─── Records provided ───
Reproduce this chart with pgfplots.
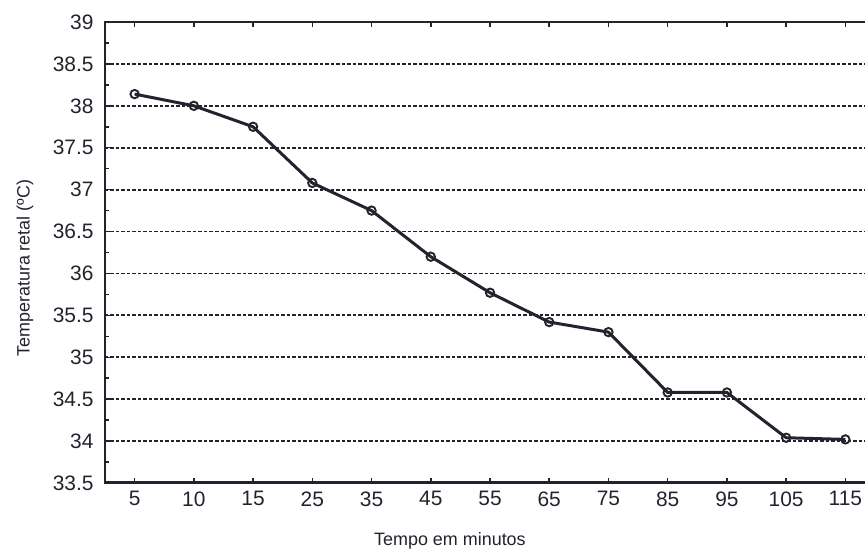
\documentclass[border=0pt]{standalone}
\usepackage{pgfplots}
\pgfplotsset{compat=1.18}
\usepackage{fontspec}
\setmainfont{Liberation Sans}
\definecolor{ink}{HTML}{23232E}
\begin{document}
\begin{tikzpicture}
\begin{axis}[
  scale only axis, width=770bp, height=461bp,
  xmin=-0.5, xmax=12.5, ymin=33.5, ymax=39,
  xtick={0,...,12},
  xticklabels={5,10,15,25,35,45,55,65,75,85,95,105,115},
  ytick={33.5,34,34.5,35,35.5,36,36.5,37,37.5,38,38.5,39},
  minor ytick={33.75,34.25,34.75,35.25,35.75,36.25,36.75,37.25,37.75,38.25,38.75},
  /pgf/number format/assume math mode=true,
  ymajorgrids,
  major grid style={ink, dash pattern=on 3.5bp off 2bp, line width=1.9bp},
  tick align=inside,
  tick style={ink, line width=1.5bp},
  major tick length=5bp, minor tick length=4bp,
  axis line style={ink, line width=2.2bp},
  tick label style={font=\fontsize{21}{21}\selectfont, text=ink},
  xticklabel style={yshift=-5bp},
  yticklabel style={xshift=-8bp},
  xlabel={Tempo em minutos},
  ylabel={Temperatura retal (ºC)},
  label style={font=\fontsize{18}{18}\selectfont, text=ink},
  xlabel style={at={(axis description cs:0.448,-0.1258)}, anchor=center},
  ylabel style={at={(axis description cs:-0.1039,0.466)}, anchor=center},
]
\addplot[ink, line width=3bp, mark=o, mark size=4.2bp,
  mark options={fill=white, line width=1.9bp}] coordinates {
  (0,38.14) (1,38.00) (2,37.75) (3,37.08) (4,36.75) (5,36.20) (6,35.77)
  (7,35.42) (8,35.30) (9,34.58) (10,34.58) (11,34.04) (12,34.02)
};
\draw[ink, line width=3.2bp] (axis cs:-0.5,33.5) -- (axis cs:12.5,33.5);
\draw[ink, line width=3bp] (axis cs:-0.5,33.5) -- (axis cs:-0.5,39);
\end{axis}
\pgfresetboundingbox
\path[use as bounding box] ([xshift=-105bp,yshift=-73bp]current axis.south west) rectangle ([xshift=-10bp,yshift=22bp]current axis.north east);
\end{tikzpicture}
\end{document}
───
─── Records provided ───
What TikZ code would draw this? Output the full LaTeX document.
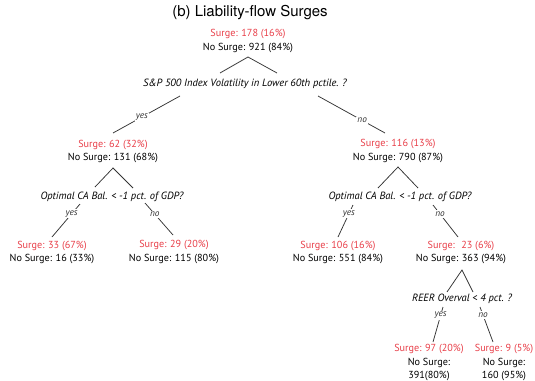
───
■ Task instructions
Copy every line of the material in which the word "this" occurs.

■ Solution to the exercise
Reproduce this chart with pgfplots.
What TikZ code would draw this? Output the full LaTeX document.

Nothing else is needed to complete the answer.